Гаршинские герои отрекаются от себя, чтобы спасти себя. На первый взгляд, казалось, они повторяли пример разночинцев-народников: разночинцы-народники также бежали от своей «личности», от своего «я», старались избавиться от внутренних страданий, служа «общему» делу. Но дело в том, что их поколение, поколение Решетниковых и Левитовых, бежало от своего обособленного «я» к толпе родственных «я», от себя бежали к себе же. Поэтому акт их отречения от своей личности не сопровождался таким перерасходом трагической энергий, какой отмечает «восьмидесятников».

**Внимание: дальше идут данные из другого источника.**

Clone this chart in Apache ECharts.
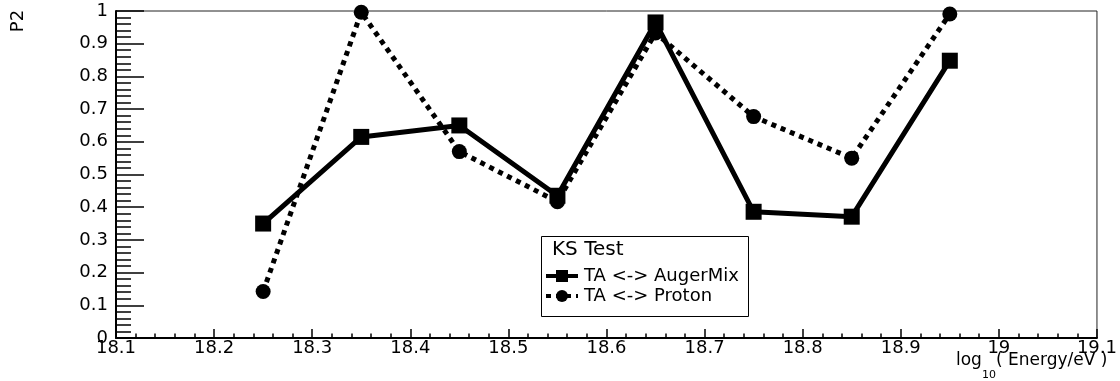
<!DOCTYPE html>
<html>
<head>
<meta charset="utf-8">
<script src="https://cdn.jsdelivr.net/npm/echarts@6/dist/echarts.min.js"></script>
<style>
  html, body { margin: 0; padding: 0; background: #fff; }
  #chart { width: 1120px; height: 381px; }
</style>
</head>
<body>
<div id="chart"></div>
<script>
// log10(E/eV) bin centres
const energyBins = [18.25, 18.35, 18.45, 18.55, 18.65, 18.75, 18.85, 18.95];
// KS-test p-values
const augerMixP = [0.35, 0.615, 0.65, 0.435, 0.965, 0.386, 0.371, 0.848];
const protonP = [0.142, 0.996, 0.57, 0.417, 0.933, 0.677, 0.55, 0.991];
const seriesNames = ['TA <-> AugerMix', 'TA <-> Proton'];
const legendTitle = 'KS Test';
const yTitle = 'P2';

const FONT = 'DejaVu Sans';
const fmt = v => String(parseFloat(Number(v).toFixed(2)));

const toPairs = ys => energyBins.map((x, i) => [x, ys[i]]);

const chart = echarts.init(document.getElementById('chart'), null, { renderer: 'canvas' });

chart.setOption({
  animation: false,
  backgroundColor: '#fff',
  textStyle: { fontFamily: FONT, color: '#000' },
  grid: {
    left: 116, right: 16, top: 11, bottom: 43,
    show: true, borderColor: '#222', borderWidth: 1, backgroundColor: 'transparent'
  },
  xAxis: {
    type: 'value', min: 18.1, max: 19.1, interval: 0.1,
    axisLine: { show: true, onZero: false, lineStyle: { color: '#000', width: 2 } },
    axisTick: { show: true, inside: true, length: 9, lineStyle: { color: '#000', width: 1.5 } },
    minorTick: { show: true, splitNumber: 5, length: 4.5, lineStyle: { color: '#000', width: 1.5 } },
    splitLine: { show: false },
    axisLabel: { fontFamily: FONT, fontSize: 18, color: '#000', margin: 1, formatter: fmt,
      showMinLabel: true, showMaxLabel: true }
  },
  yAxis: {
    type: 'value', min: 0, max: 1, interval: 0.1,
    axisLine: { show: true, onZero: false, lineStyle: { color: '#000', width: 2 } },
    axisTick: { show: true, inside: true, length: 28, lineStyle: { color: '#000', width: 1.5 } },
    minorTick: { show: true, splitNumber: 5, length: 15, lineStyle: { color: '#000', width: 1.5 } },
    splitLine: { show: false },
    axisLabel: { fontFamily: FONT, fontSize: 18, color: '#000', margin: 8, formatter: fmt,
      showMinLabel: true, showMaxLabel: true }
  },
  legend: {
    data: seriesNames,
    orient: 'vertical',
    left: 544, top: 266,
    padding: 0,
    itemWidth: 32, itemHeight: 15, itemGap: 0,
    z: 6,
    lineStyle: { width: 4 },
    textStyle: { fontFamily: FONT, fontSize: 18, lineHeight: 20, color: '#000', padding: [0, 0, 0, 1] },
    selectedMode: false
  },
  graphic: [
    {
      type: 'rect', z: 5, silent: true,
      shape: { x: 541.5, y: 236.5, width: 207, height: 80 },
      style: { fill: '#fff', stroke: '#000', lineWidth: 1 }
    },
    {
      type: 'text', z: 7, x: 552, y: 250,
      style: { text: legendTitle, font: '20px "' + FONT + '"', fill: '#000', align: 'left', verticalAlign: 'middle' }
    },
    {
      type: 'text', z: 7, x: 18, y: 21, rotation: Math.PI / 2,
      style: { text: yTitle, font: '18px "' + FONT + '"', fill: '#000', align: 'center', verticalAlign: 'middle' }
    },
    {
      type: 'text', z: 7, x: 956, y: 361,
      style: { text: 'log', font: '17px "' + FONT + '"', fill: '#000', align: 'left', verticalAlign: 'middle' }
    },
    {
      type: 'text', z: 7, x: 982, y: 375,
      style: { text: '10', font: '11px "' + FONT + '"', fill: '#000', align: 'left', verticalAlign: 'middle' }
    },
    {
      type: 'text', z: 7, x: 996, y: 361,
      style: { text: '( Energy/eV )', font: '17px "' + FONT + '"', fill: '#000', align: 'left', verticalAlign: 'middle' }
    }
  ],
  series: [
    {
      name: seriesNames[1], type: 'line', data: toPairs(protonP),
      symbol: 'circle', symbolSize: 15, z: 2,
      lineStyle: { color: '#000', width: 5, type: [5, 5], cap: 'butt' },
      itemStyle: { color: '#000' }
    },
    {
      name: seriesNames[0], type: 'line', data: toPairs(augerMixP),
      symbol: 'rect', symbolSize: 16, z: 3,
      lineStyle: { color: '#000', width: 5, type: 'solid' },
      itemStyle: { color: '#000' }
    }
  ]
});
</script>
</body>
</html>
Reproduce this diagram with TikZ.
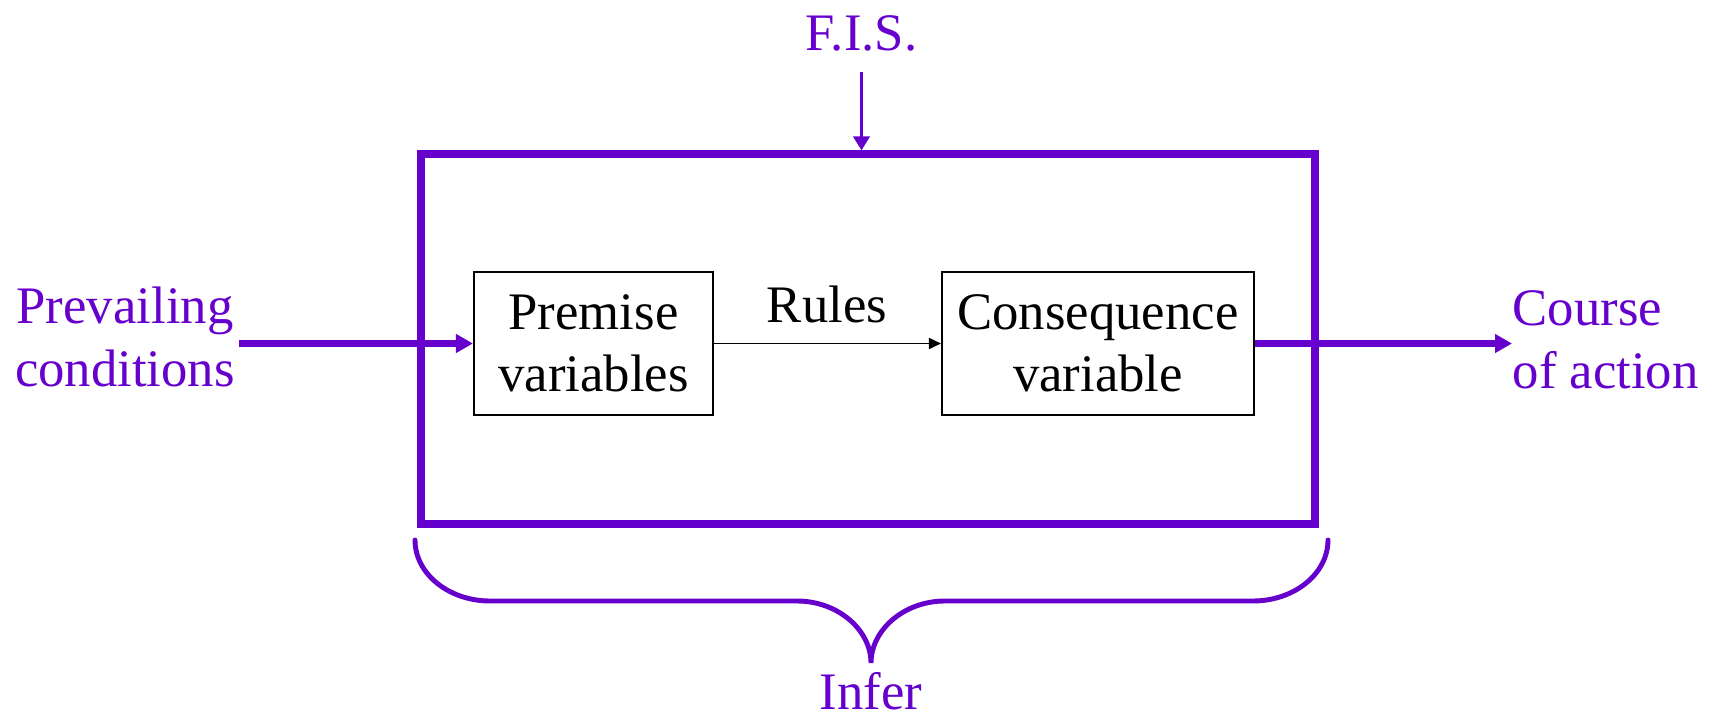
\documentclass[tikz,border=0pt]{standalone}
\usepackage{fontspec}
\setmainfont{Liberation Serif}
\usetikzlibrary{arrows.meta, positioning, calc}
\definecolor{cpurple}{HTML}{6600CC}
\tikzset{
  every picture/.style={font=\fontsize{15}{17.8}\selectfont},
  box/.style={draw=black, line width=0.6pt, align=center, minimum height=1.43cm, inner sep=0pt},
  frame/.style={draw=cpurple, line width=2pt, minimum width=8.94cm, minimum height=3.70cm, inner sep=0pt},
  arrow/.style={-{Triangle[length=1.7mm, width=1.8mm]}, draw=cpurple, line width=2pt},
  thinarrow/.style={-{Triangle[length=1.4mm, width=1.6mm]}, draw=cpurple, line width=1pt},
  blackarrow/.style={-{Triangle[length=1.2mm, width=1.1mm]}, draw=black, line width=0.5pt},
  note/.style={text=cpurple, align=center, inner sep=1pt},
}

\begin{document}
\begin{tikzpicture}
  \useasboundingbox (0,0) rectangle (17.14,-7.16);
  \node[frame] (fis) at (8.68,-3.39) {};
  \node[box, minimum width=2.39cm] (pv) at (5.935,-3.435) {Premise\\variables};
  \node[box, minimum width=3.12cm] (cv) at (10.98,-3.435) {Consequence\\variable};
  \node[inner sep=1pt] (rules) at (8.27,-3.04) {Rules};
  \node[note] (fislbl) at (8.615,-0.33) {F.I.S.};
  \node[note] (prev) at (1.25,-3.37) {Prevailing\\conditions};
  \node[note, align=left, anchor=west, inner sep=0pt] (course) at (15.12,-3.40) {Course\\of action};
  \node[note] (infer) at (8.71,-6.91) {Infer};
  % connectors
  \draw[arrow] (prev.east |- pv.west) -- (pv.west);
  \draw[blackarrow] (pv.east) -- (cv.west);
  \draw[arrow] (cv.east) -- (cv.east -| course.west);
  \draw[thinarrow, shorten <=0.17cm] (fislbl.south) -- (fislbl.south |- fis.north);
  % brace under the frame
  \draw[cpurple, line width=1.4pt, line cap=round]
    (4.15,-5.40) .. controls (4.15,-5.74) and (4.49,-6.01) .. (4.90,-6.01)
    -- (7.97,-6.01) .. controls (8.38,-6.01) and (8.71,-6.30) .. (8.71,-6.63)
    .. controls (8.71,-6.30) and (9.04,-6.01) .. (9.45,-6.01)
    -- (12.53,-6.01) .. controls (12.94,-6.01) and (13.28,-5.74) .. (13.28,-5.40);
\end{tikzpicture}
\end{document}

Зрелища чужих страданий герои Гаршина не могут переносить без страшного внутреннего потрясения, без того, чтобы не проникнуться пафосом ужаса перед жизнью: герой повести «Трус» при известиях в битвах доходит почти до галлюцинаций; образ глухаря преследует Рябинина, как кошмар, и наконец даже заставляет его пережить ужас горячечного бреда. Кое-что из «кошмарных» страниц гаршинских повестей следует отнести, конечно, за счет патологических особенностей психики их автора. Но если душевный недуг диктовал Гаршину частое обращение к обрисовке патологических моментов, облекал «трагическое» – его миросозерцание в туманы кошмарных видений, – все же сущности «трагического» его миросозерцания эти «туманы» не объясняют.

Источника перерасхода «трагических» чувств и ощущений следует искать в особенностях социального кругозора «восьмидесятников». Сгущение красок на палитрах их художников соответствует сужению этого кругозора.